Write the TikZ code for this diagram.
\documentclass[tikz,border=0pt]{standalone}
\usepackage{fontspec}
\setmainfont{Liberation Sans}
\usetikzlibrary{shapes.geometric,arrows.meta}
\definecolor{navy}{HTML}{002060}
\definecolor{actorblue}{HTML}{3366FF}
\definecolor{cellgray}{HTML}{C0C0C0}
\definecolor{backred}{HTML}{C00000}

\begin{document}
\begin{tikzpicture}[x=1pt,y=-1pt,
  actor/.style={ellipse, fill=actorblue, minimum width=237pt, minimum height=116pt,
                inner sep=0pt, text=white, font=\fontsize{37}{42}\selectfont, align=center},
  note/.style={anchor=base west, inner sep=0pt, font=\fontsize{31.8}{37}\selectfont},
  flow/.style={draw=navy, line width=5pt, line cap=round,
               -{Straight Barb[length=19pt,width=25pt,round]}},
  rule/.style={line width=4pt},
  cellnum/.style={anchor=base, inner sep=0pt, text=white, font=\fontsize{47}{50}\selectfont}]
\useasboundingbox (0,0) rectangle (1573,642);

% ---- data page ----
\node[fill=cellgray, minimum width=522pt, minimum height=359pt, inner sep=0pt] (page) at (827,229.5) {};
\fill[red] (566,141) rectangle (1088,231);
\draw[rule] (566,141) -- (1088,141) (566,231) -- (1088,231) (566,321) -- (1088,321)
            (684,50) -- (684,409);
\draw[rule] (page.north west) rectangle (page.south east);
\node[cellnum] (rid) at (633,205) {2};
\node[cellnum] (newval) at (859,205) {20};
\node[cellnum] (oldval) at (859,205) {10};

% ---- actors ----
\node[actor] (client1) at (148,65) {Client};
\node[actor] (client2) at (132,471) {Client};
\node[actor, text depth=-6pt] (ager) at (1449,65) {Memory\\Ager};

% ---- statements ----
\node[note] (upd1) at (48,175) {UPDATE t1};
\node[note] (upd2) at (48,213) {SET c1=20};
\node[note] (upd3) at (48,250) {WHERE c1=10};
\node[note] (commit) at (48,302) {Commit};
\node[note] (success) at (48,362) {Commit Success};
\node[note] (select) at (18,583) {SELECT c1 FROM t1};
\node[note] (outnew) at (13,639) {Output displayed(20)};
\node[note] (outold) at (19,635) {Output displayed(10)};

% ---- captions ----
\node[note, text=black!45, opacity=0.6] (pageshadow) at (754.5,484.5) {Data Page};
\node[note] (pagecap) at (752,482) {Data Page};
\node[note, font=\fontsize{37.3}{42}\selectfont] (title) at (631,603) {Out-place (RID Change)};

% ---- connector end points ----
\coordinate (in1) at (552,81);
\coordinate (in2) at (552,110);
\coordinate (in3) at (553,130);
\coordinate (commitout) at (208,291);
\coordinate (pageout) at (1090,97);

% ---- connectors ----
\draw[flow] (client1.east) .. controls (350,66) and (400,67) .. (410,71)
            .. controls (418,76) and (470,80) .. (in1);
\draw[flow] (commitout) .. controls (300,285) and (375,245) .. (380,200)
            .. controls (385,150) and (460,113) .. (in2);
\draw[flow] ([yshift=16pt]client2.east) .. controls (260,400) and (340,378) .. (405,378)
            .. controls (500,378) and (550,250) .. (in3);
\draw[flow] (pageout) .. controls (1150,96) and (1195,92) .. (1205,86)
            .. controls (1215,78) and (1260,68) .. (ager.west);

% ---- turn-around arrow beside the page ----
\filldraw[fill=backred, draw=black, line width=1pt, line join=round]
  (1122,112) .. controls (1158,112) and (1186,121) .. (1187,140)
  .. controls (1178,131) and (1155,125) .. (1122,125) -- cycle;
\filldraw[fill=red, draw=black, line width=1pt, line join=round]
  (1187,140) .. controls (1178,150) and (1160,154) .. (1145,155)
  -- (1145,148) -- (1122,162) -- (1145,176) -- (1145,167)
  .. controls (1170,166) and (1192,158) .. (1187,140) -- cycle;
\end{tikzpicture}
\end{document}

****************

_CHALLENGE_: Extract all of the data exactly as written.

_RESPONSE TO THE EXERCISE_:
Write the TikZ code for this diagram.
\documentclass[tikz,border=0pt]{standalone}
\usepackage{fontspec}
\setmainfont{Liberation Sans}
\usetikzlibrary{shapes.geometric,arrows.meta}
\definecolor{navy}{HTML}{002060}
\definecolor{actorblue}{HTML}{3366FF}
\definecolor{cellgray}{HTML}{C0C0C0}
\definecolor{backred}{HTML}{C00000}

\begin{document}
\begin{tikzpicture}[x=1pt,y=-1pt,
  actor/.style={ellipse, fill=actorblue, minimum width=237pt, minimum height=116pt,
                inner sep=0pt, text=white, font=\fontsize{37}{42}\selectfont, align=center},
  note/.style={anchor=base west, inner sep=0pt, font=\fontsize{31.8}{37}\selectfont},
  flow/.style={draw=navy, line width=5pt, line cap=round,
               -{Straight Barb[length=19pt,width=25pt,round]}},
  rule/.style={line width=4pt},
  cellnum/.style={anchor=base, inner sep=0pt, text=white, font=\fontsize{47}{50}\selectfont}]
\useasboundingbox (0,0) rectangle (1573,642);

% ---- data page ----
\node[fill=cellgray, minimum width=522pt, minimum height=359pt, inner sep=0pt] (page) at (827,229.5) {};
\fill[red] (566,141) rectangle (1088,231);
\draw[rule] (566,141) -- (1088,141) (566,231) -- (1088,231) (566,321) -- (1088,321)
            (684,50) -- (684,409);
\draw[rule] (page.north west) rectangle (page.south east);
\node[cellnum] (rid) at (633,205) {2};
\node[cellnum] (newval) at (859,205) {20};
\node[cellnum] (oldval) at (859,205) {10};

% ---- actors ----
\node[actor] (client1) at (148,65) {Client};
\node[actor] (client2) at (132,471) {Client};
\node[actor, text depth=-6pt] (ager) at (1449,65) {Memory\\Ager};

% ---- statements ----
\node[note] (upd1) at (48,175) {UPDATE t1};
\node[note] (upd2) at (48,213) {SET c1=20};
\node[note] (upd3) at (48,250) {WHERE c1=10};
\node[note] (commit) at (48,302) {Commit};
\node[note] (success) at (48,362) {Commit Success};
\node[note] (select) at (18,583) {SELECT c1 FROM t1};
\node[note] (outnew) at (13,639) {Output displayed(20)};
\node[note] (outold) at (19,635) {Output displayed(10)};

% ---- captions ----
\node[note, text=black!45, opacity=0.6] (pageshadow) at (754.5,484.5) {Data Page};
\node[note] (pagecap) at (752,482) {Data Page};
\node[note, font=\fontsize{37.3}{42}\selectfont] (title) at (631,603) {Out-place (RID Change)};

% ---- connector end points ----
\coordinate (in1) at (552,81);
\coordinate (in2) at (552,110);
\coordinate (in3) at (553,130);
\coordinate (commitout) at (208,291);
\coordinate (pageout) at (1090,97);

% ---- connectors ----
\draw[flow] (client1.east) .. controls (350,66) and (400,67) .. (410,71)
            .. controls (418,76) and (470,80) .. (in1);
\draw[flow] (commitout) .. controls (300,285) and (375,245) .. (380,200)
            .. controls (385,150) and (460,113) .. (in2);
\draw[flow] ([yshift=16pt]client2.east) .. controls (260,400) and (340,378) .. (405,378)
            .. controls (500,378) and (550,250) .. (in3);
\draw[flow] (pageout) .. controls (1150,96) and (1195,92) .. (1205,86)
            .. controls (1215,78) and (1260,68) .. (ager.west);

% ---- turn-around arrow beside the page ----
\filldraw[fill=backred, draw=black, line width=1pt, line join=round]
  (1122,112) .. controls (1158,112) and (1186,121) .. (1187,140)
  .. controls (1178,131) and (1155,125) .. (1122,125) -- cycle;
\filldraw[fill=red, draw=black, line width=1pt, line join=round]
  (1187,140) .. controls (1178,150) and (1160,154) .. (1145,155)
  -- (1145,148) -- (1122,162) -- (1145,176) -- (1145,167)
  .. controls (1170,166) and (1192,158) .. (1187,140) -- cycle;
\end{tikzpicture}
\end{document}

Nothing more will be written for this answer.